Anyone who’s travelled to China, worked with a Chinese company or travelled alongside Chinese tourists in recent years doesn’t need Mary Meeker to tell them about the rise of mobile payments. The sophistication of mobile-first services in every facet of Chinese life is often a surprise to people who think using Apple Pay on the tube is the height of sophistication.
So whilst the data that was presented may have generated a few headlines, it’s really only part of the story. It’s not just the volume of transactions or the number of people using mobile payments; it’s also about the level of innovation that is happening in China and some unique market conditions that have meant China has leap-frogged the kind of card-based systems that are pervasive in Western markets.
China’s m-commerce landscape is dominated by two companies. Alibaba, often described as the Chinese version of Amazon, launched its Alipay platform in 2004. By 2015 it had grown to account for over seventy per cent of mobile transactions, and today accounts for just over half of all mobile transactions. The other is WeChat, created by Tencent. WeChat is perhaps better known outside of China as it is often held up as an example of China’s mobile obsession, as it combines messaging, email, banking, payments, e-commerce and more into a single app. Its payment platform, called Tenpay, is actually growing market share faster than Alipay.
Between them, these companies account for more than ninety per cent of all mobile transactions in China.
What is interesting about these apps is how they emerged at a time where mobiles were becoming the primary internet device for may Chinese households. Indeed, for millions of people outside of cities, a mobile was the first internet experience at all. So, many people in China very quickly shifted from using cash to using mobile payments. There were no incumbent companies like Visa or Mastercard who had a vested interest in preventing this shift to mobile.
This is not dissimilar to what is happening in Africa and India, where mobile infrastructure has allowed the growth of mobile payments and services. But clearly, the way it’s become a part of daily life in China is of a different magnitude entirely.
You only need to visit China to see how mobile payments are fuelling rapid innovation in services. As well as using your mobile as your wallet via NFC, many shops offer payment via QR codes – a system that is quite common in Asia, but which has never really taken off in Europe or the US.
Even if a shop doesn’t have its own QR code set up it’s still possible to pay via mobile. A shopper can actually generate their own QR code for the value of an item, and the shopkeeper can then use that code to trigger a peer-to-peer transfer.
This is incredibly smart move, as it means that even street sellers can accept mobile payments. Plus, these P2P transactions are normally commission-free.
It’s also perfectly normal to be able to make purchases from within other services. China has several hugely popular social media platforms, and followers of online influencers can buy items or gift cash with their phones.

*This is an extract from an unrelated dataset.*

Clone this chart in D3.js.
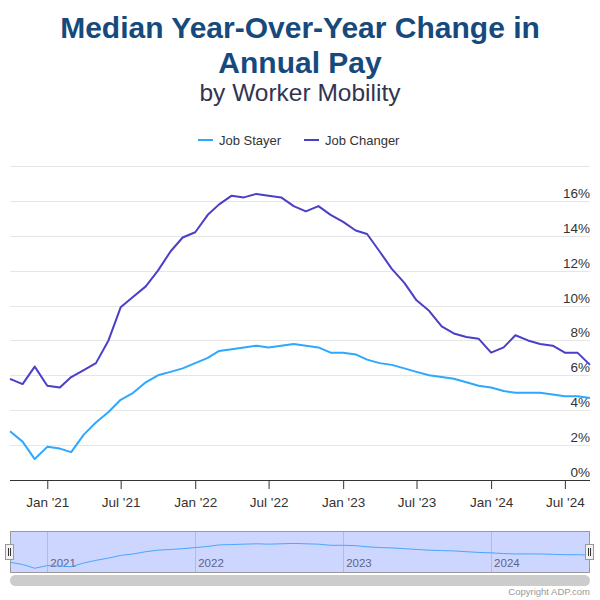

Then there is Taobao, one of the world’s biggest e-commerce sites, also owned by Alibaba. Businesses and individuals can create their own virtual stores on the platform, using Alipay as their merchant account. Think eBay, Etsy and Amazon Marketplace all rolled into one. At the last count, Taobao had 580 million monthly users.
Possibly because of the unique market conditions within China, consumers have a very high level of trust in these services and platforms. It’s perfectly normal to pay credit card bills, manage your bank account, top-up your phone, buy bus or train tickets, order food, book a cab or even pre-pay for a doctor’s appointment with your phone. The use of biometric security – it’s recently become possible to pay in some stores using facial recognition – has also not been slowed down by cross-border privacy legislation, like the recent GDPR launch.
It’s also worth pointing out that Alipay, Tenpay and others have spent years aggressively promoting mobile payments, which is a big factor in the scale of adoption. These payment platforms offer discount coupons and prizes to encourage consumers and businesses to use them and run promotions that make it cheaper to use your mobile to pay for something than using cash or cards.
One particularly clever idea is Singles’ Day, which takes place every year on November the 11th. It’s like the opposite of Valentines Day, in that young people celebrate the fact they are single. Launched on the Taobao platform as a promotional event, it has quickly grown to become the world’s biggest shopping holiday. Last year more than $3.5 billion was spent in a single day – all driven by mobile payments.
I think if there is any lesson to take from all of this, it’s that you can drive adoption of new technologies much faster if you can come up with really compelling services that do more than just replace one payment method with another. Alipay and Tenpay have been successful largely through the ability to bring together different services and platforms under one umbrella, hugely reducing friction and ensuring demand at the same time. Plus, the convenience and low-cost work for both merchants and consumers.
So, in one sense, Mary Meeker was absolutely right to talk about China as leading the way in mobile payments. But I actually think it is something much bigger than that. I think it would have been more accurate to say that China is leading the way towards becoming the first cashless society.